The 39-year-old Sisay was reportedly shot dead by police who chased him for refusing to stop his car.
According to local media, the Georgia Bureau of Investigations said the shooting happened in Gwinnett County.
Gwinnett County police and Snellville police are said to be involved in the shooting, which occurred on Temple Johnson Road near Pate Road last Friday.
Snellville police claimed they were stopping a vehicle for a traffic violation around 4 a.m. which escalated to a police chase.
Eventually, the driver crashed his vehicle and when Snellville police attempted to arrest him, he allegedly started shooting at them. Officials say the suspect barricaded himself inside his car and pointed a gun out of the window.
A member of the Gwinnett County SWAT team fired at the suspect with first responders saying the suspect died at the scene.
The decease lived in the nearby town of Lithonia. He is the son of Lare Sisay, a Gambian diplomat who also worked for the United Nations Development Programme.
Family dispute police claim
But the family of Mr Sisay is disputing the account of the police in Georgia.
Sera Wadda, an Auntie to the victim was quoted by a Gambian local news outlet The Fatu Network as saying: “We want justice, we would want to know whatever they did until they killed the boy because what they are saying that he took out a gun is not true. We would need surveillance videos.”
“The boy was a humble man. Boy was religious, he was quiet and wouldn’t look anyone in the eye. He loved people and he was respectful,” she added from her base in Norway.
Meanwhile Gambians are planning a massive protests in front of the American embassy on Monday to express anger at the killing of Mr Sisay and George Floyd, another black man who was killed last week in Minneapolis.
Madi Jobarteh, a human rights activist said a permit to hold protest has been applied for.
“June 1st we applied for a permit to the Inspector General of Police to provide security for a peaceful assembly in front of the US Embassy on Kairaba Avenue. The protest is planned for Monday June 8 at 10:am. We will converge in silence,” he said.
Protests over Sisay’s death
Ebrima Jaiteh, a Gambian based in the USA also told Africa Feeds that “Enough is enough, we have to join” the protest to “show the Americans and the rest of the world that black lives matter.”
In a statement, The Gambia government through the Ministry of Foreign Affairs, International Cooperation and Gambians Abroad has asked its Embassy in Washington DC to engage U.S. officials over the ongoing investigation into the death of Mr Sisay.

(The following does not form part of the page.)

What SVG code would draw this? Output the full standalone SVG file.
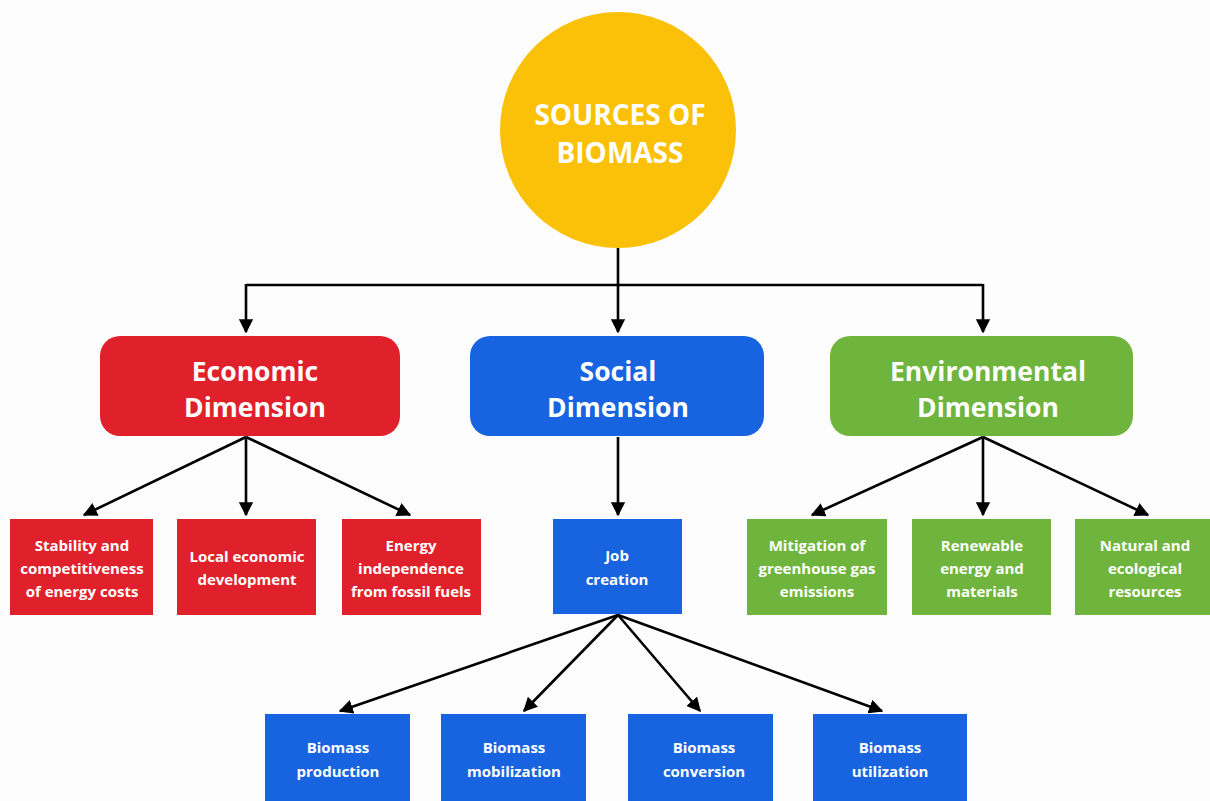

The statement said: “The Ministry of Foreign Affairs has asked the Gambian Embassy in Washington DC to engage the relevant U.S. authorities including the State Department to seek transparent, credible and objective investigation on the matter.
“Consequently, the Honourary Consul in Georgia and the Gambian Embassy in Washington DC are on the ground to support the family of the deceased and to also work with U.S. authorities in establishing circumstances surrounding the death of Mr Sisay.”